— begin RECORDED INFORMATION —

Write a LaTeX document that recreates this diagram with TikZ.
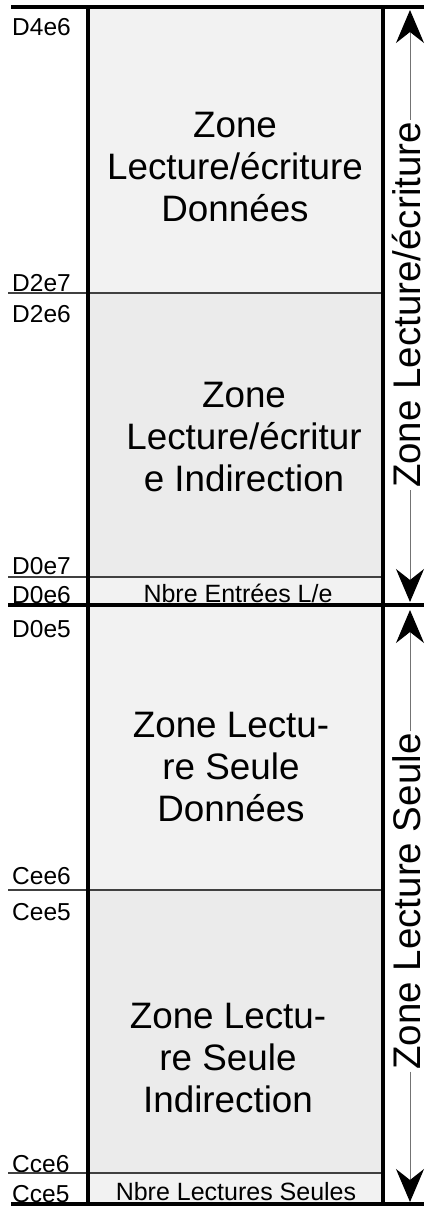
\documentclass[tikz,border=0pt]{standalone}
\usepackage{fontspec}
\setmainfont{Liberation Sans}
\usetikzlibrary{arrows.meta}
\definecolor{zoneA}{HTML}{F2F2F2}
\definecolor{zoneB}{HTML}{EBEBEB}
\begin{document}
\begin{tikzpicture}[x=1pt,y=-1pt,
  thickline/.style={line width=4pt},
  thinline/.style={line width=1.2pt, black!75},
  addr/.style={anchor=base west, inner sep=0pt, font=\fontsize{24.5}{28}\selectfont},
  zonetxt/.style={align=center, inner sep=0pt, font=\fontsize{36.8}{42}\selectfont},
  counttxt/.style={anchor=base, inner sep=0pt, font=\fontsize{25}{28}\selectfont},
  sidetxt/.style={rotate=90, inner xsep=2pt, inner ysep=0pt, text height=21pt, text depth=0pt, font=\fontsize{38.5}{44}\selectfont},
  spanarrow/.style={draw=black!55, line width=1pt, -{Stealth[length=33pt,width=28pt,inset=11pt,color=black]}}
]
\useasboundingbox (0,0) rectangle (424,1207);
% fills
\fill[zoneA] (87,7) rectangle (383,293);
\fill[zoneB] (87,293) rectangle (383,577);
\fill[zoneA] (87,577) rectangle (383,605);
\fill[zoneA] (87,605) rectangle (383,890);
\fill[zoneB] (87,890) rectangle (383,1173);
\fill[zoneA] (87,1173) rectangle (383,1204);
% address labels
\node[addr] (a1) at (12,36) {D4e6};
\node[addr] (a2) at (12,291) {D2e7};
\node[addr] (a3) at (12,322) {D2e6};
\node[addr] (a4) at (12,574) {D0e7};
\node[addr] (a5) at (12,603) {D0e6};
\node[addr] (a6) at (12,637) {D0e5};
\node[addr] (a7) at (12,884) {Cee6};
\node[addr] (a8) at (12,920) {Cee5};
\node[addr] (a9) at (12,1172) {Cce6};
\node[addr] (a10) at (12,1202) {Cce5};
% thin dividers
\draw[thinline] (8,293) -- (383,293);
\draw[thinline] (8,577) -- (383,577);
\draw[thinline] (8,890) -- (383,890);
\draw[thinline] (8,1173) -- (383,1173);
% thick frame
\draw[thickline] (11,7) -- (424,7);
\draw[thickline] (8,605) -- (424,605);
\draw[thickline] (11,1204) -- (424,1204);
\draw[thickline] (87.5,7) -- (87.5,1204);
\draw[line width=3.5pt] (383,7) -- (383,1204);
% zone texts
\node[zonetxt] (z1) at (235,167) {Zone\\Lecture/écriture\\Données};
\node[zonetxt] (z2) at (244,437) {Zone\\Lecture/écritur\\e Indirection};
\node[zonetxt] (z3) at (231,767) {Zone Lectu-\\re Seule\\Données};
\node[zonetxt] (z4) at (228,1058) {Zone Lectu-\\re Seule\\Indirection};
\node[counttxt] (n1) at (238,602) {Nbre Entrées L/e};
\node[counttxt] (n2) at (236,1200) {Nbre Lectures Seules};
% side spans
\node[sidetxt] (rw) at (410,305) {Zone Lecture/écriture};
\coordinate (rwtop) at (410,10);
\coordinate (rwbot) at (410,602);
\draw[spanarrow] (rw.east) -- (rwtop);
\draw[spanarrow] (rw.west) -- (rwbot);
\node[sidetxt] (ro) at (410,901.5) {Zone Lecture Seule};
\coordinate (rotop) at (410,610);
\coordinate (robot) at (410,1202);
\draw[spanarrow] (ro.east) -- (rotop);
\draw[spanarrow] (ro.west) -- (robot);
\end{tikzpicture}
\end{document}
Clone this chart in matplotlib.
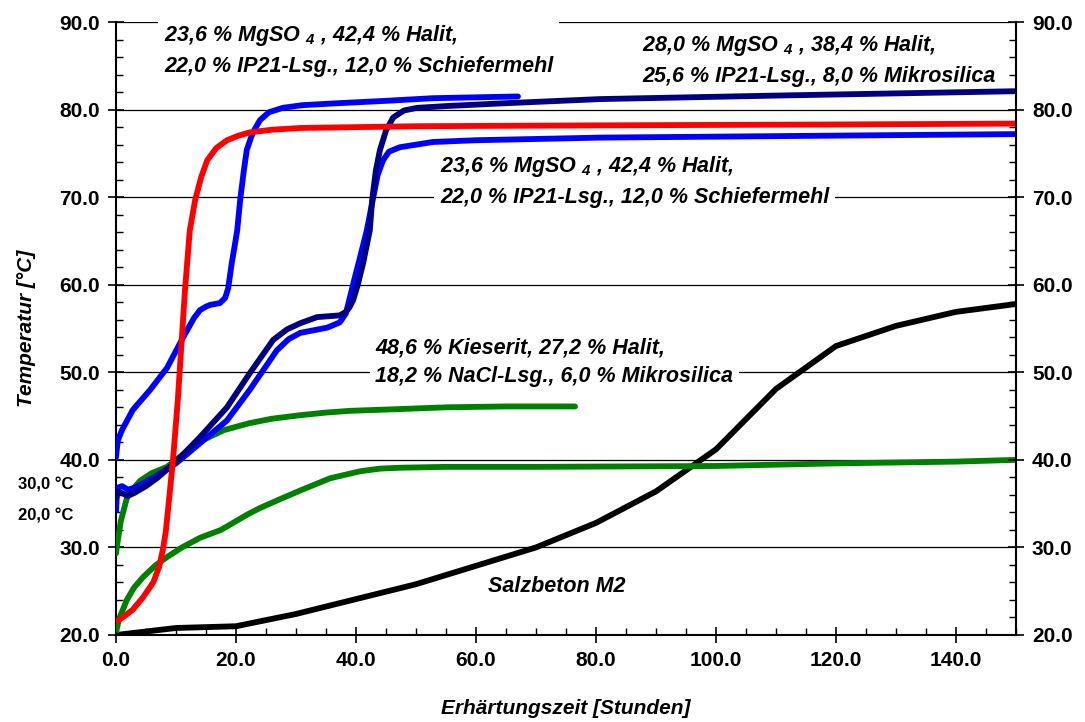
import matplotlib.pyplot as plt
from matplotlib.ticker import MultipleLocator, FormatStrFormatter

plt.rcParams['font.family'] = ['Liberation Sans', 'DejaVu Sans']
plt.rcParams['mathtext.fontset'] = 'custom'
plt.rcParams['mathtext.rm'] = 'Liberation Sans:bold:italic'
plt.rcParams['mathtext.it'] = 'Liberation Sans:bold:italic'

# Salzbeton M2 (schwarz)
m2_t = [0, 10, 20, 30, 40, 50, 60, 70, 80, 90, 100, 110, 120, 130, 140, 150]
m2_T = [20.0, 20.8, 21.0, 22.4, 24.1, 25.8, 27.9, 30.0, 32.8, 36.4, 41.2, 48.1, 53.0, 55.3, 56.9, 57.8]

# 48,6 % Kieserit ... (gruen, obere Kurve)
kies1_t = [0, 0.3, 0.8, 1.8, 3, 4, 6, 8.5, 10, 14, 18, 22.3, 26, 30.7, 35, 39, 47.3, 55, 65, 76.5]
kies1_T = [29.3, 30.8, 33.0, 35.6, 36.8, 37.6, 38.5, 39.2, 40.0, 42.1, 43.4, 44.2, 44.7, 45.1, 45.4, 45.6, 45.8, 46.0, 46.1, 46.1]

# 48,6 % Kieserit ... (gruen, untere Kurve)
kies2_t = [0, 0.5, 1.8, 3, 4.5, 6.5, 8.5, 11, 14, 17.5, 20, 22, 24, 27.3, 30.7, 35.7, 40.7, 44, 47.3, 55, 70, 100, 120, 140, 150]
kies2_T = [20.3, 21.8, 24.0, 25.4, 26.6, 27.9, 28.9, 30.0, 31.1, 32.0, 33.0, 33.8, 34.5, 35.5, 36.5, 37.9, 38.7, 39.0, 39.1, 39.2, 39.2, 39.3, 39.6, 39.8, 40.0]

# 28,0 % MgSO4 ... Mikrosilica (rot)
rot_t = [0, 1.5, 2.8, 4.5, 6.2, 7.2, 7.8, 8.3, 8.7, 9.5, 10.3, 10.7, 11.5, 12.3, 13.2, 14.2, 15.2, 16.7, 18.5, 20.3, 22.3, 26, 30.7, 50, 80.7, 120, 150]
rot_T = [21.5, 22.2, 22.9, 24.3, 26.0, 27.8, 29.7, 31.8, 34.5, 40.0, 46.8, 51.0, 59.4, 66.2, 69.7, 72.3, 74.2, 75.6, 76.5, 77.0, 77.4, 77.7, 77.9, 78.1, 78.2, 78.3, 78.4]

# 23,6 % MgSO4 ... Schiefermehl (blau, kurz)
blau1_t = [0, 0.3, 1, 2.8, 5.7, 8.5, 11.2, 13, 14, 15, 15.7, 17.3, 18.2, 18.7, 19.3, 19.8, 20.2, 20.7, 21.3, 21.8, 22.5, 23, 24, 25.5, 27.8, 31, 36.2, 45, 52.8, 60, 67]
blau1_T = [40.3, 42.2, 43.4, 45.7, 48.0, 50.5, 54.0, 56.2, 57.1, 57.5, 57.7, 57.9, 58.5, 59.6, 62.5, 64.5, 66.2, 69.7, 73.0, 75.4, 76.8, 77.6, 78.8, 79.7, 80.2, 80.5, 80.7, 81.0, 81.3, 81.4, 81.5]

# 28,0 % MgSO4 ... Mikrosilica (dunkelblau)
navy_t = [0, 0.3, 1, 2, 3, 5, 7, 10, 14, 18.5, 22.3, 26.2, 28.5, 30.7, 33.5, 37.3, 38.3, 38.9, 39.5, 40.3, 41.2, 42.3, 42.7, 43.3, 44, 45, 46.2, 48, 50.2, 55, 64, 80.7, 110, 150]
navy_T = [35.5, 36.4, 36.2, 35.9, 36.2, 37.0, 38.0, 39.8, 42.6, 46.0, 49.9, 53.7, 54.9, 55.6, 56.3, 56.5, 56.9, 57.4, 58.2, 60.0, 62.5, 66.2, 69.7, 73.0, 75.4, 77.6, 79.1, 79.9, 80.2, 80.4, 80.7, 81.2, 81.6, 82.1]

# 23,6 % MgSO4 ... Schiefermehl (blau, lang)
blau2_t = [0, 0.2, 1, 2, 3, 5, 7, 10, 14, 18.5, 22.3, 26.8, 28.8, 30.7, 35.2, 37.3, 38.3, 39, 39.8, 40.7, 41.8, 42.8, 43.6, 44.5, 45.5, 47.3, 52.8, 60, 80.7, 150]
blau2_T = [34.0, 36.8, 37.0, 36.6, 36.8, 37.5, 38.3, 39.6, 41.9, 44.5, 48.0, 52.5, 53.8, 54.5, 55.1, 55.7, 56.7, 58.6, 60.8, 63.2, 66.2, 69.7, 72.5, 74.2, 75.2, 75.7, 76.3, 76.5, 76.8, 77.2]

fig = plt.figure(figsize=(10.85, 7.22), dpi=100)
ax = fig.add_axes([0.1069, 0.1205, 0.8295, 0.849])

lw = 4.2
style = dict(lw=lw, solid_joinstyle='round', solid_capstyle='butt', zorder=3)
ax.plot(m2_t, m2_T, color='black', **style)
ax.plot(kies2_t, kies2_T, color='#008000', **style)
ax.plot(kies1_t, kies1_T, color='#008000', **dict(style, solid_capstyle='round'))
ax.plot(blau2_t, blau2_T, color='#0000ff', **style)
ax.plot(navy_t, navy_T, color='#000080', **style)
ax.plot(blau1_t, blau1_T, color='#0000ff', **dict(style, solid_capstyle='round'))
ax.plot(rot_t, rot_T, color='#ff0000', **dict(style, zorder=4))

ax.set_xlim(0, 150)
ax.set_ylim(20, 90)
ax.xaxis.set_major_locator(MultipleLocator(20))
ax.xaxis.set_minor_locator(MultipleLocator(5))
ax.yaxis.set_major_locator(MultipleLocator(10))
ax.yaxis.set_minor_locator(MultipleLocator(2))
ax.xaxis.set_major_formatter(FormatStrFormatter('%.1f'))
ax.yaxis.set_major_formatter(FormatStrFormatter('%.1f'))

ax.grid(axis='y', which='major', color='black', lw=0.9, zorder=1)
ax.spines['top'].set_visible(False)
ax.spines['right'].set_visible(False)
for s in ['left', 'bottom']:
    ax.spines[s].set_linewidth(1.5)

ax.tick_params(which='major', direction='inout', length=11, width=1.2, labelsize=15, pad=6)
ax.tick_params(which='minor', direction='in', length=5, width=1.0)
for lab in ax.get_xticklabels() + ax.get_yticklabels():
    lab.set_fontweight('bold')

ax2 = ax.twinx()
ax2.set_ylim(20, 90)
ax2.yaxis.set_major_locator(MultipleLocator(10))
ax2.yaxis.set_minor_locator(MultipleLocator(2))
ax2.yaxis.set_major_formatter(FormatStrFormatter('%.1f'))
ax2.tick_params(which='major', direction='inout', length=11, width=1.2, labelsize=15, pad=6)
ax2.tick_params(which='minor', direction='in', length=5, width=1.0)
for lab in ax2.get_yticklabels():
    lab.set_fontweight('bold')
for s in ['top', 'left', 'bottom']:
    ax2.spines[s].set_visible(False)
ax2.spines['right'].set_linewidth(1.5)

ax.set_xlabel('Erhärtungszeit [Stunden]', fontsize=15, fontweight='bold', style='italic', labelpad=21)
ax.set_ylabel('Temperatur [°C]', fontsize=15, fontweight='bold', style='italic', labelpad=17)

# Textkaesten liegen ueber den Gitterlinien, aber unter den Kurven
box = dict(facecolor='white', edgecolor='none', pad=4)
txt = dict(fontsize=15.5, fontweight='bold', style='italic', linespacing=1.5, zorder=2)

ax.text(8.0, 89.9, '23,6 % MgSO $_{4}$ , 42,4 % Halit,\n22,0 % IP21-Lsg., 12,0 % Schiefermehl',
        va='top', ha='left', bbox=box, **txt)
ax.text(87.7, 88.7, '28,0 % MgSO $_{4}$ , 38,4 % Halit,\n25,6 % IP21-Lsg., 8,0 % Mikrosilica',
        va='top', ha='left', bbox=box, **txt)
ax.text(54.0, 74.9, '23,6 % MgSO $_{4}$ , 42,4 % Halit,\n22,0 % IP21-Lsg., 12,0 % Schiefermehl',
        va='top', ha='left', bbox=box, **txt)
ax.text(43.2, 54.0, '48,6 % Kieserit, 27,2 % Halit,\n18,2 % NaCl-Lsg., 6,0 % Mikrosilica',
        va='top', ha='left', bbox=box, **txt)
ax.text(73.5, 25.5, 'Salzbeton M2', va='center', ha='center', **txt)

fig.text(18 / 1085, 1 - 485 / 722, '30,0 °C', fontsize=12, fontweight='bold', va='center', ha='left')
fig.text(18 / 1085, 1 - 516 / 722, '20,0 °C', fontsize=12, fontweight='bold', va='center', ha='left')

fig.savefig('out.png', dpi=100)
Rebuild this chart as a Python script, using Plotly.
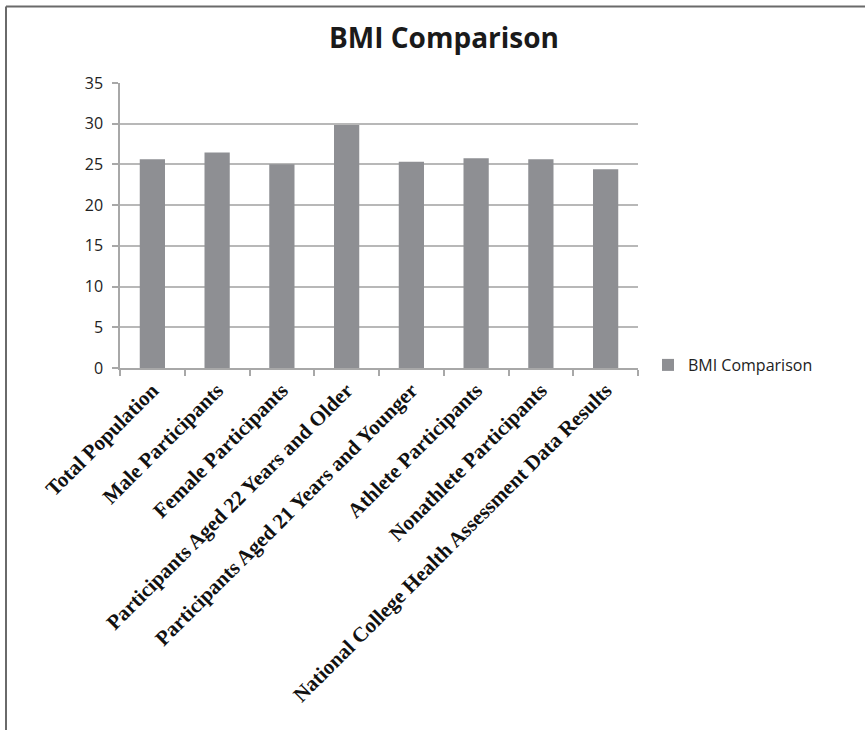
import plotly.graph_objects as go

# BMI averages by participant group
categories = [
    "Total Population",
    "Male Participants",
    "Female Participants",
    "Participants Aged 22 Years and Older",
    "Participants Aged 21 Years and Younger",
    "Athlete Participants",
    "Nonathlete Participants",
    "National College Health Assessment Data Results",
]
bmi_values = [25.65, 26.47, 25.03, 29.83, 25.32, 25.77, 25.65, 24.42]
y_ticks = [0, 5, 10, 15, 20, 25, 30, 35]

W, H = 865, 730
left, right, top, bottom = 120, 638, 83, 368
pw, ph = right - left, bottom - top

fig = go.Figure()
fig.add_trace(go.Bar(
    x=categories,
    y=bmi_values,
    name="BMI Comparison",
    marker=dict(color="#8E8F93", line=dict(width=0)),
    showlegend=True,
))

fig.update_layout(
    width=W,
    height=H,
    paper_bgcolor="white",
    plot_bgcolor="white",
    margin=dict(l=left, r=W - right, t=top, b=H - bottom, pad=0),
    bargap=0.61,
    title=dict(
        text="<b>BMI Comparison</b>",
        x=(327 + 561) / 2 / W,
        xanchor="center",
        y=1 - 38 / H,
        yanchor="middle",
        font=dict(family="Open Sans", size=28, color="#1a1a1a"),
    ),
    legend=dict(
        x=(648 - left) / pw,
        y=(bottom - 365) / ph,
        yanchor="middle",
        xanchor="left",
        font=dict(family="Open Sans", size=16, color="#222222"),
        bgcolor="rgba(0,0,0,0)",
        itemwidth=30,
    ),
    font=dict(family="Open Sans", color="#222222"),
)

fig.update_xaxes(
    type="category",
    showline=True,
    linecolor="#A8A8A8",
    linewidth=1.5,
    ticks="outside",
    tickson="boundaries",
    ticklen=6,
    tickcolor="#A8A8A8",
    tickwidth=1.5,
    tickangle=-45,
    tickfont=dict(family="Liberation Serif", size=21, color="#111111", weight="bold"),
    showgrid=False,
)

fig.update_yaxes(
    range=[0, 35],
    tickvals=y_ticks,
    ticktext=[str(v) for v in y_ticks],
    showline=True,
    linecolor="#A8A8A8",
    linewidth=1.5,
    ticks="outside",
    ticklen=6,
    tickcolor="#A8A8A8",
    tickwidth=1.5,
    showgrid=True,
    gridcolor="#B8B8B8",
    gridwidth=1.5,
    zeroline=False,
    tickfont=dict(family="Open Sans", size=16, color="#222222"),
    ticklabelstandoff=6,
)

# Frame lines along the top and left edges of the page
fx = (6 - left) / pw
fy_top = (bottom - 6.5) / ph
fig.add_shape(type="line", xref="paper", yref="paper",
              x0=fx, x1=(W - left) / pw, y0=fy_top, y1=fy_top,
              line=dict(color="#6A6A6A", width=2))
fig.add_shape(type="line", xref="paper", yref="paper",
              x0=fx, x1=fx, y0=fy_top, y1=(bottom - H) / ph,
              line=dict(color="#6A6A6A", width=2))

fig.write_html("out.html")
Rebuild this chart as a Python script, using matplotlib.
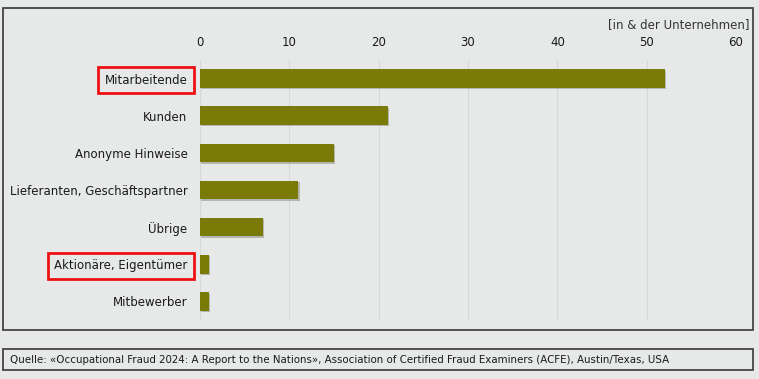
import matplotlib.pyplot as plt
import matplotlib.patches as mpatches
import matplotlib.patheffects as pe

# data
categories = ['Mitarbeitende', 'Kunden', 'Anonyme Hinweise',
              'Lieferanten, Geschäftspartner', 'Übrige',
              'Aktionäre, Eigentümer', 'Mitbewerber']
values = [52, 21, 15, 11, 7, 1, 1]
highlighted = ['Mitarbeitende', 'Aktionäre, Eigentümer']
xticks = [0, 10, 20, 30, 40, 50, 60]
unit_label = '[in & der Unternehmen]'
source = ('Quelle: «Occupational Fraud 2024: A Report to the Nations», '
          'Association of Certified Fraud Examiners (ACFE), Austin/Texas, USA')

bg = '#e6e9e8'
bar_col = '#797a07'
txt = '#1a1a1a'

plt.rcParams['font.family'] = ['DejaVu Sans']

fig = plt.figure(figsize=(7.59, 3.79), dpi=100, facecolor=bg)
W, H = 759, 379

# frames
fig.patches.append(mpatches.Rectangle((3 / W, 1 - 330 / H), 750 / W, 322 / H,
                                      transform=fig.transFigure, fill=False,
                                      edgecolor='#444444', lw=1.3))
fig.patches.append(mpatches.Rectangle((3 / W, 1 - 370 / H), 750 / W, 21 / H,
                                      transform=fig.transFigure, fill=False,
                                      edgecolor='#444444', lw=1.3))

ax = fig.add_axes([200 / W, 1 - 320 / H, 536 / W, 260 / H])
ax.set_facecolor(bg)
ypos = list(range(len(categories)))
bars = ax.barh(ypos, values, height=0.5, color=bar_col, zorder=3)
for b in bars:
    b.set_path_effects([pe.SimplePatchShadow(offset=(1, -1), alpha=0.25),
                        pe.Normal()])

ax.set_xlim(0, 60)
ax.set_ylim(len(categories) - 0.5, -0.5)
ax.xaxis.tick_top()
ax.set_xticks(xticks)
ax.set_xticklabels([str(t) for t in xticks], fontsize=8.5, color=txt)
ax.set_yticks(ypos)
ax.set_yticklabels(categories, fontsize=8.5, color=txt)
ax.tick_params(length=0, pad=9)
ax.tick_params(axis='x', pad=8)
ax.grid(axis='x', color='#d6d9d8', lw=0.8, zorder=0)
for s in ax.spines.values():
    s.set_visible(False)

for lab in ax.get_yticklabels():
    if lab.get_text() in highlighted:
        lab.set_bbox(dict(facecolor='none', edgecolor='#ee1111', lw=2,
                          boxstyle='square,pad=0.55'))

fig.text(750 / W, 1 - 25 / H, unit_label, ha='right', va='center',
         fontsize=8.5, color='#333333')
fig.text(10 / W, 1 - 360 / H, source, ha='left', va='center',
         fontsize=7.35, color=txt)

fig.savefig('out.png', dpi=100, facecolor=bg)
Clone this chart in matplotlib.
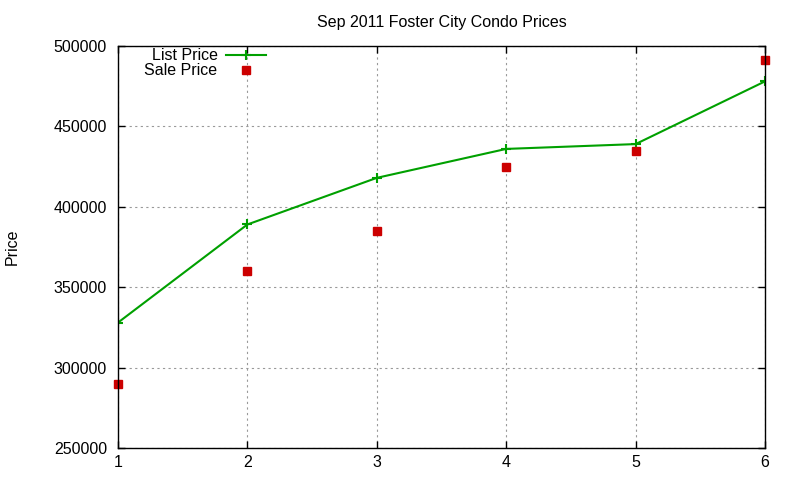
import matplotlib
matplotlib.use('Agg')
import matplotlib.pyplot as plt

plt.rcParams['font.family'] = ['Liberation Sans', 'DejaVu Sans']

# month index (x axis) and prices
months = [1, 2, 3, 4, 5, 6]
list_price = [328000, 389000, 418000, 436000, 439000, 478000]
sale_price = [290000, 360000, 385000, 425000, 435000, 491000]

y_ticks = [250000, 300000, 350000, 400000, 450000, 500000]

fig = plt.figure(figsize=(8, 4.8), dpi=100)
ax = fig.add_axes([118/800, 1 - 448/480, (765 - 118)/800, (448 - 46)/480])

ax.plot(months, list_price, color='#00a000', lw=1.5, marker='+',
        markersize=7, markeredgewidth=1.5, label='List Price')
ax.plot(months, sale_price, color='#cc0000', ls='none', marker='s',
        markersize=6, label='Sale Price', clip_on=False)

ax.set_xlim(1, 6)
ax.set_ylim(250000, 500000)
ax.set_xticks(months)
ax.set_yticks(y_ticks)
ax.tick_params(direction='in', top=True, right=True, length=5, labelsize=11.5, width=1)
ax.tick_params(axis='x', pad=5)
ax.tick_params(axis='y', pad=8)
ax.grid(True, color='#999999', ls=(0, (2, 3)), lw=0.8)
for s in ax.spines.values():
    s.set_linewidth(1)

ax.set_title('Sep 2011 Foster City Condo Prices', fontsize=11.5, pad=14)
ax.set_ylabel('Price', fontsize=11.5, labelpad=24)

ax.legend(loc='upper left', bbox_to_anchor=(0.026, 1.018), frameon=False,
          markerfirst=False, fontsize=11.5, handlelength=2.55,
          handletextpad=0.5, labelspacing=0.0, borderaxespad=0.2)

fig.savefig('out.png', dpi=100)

— end RECORDED INFORMATION —

- [WHAT NEEDS TO BE DONE]:
Pick each line holding the word "Rebuild" out of the listing.

- [FINISHED ANSWER]:
Rebuild this chart as a Python script, using Plotly.
Rebuild this chart as a Python script, using matplotlib.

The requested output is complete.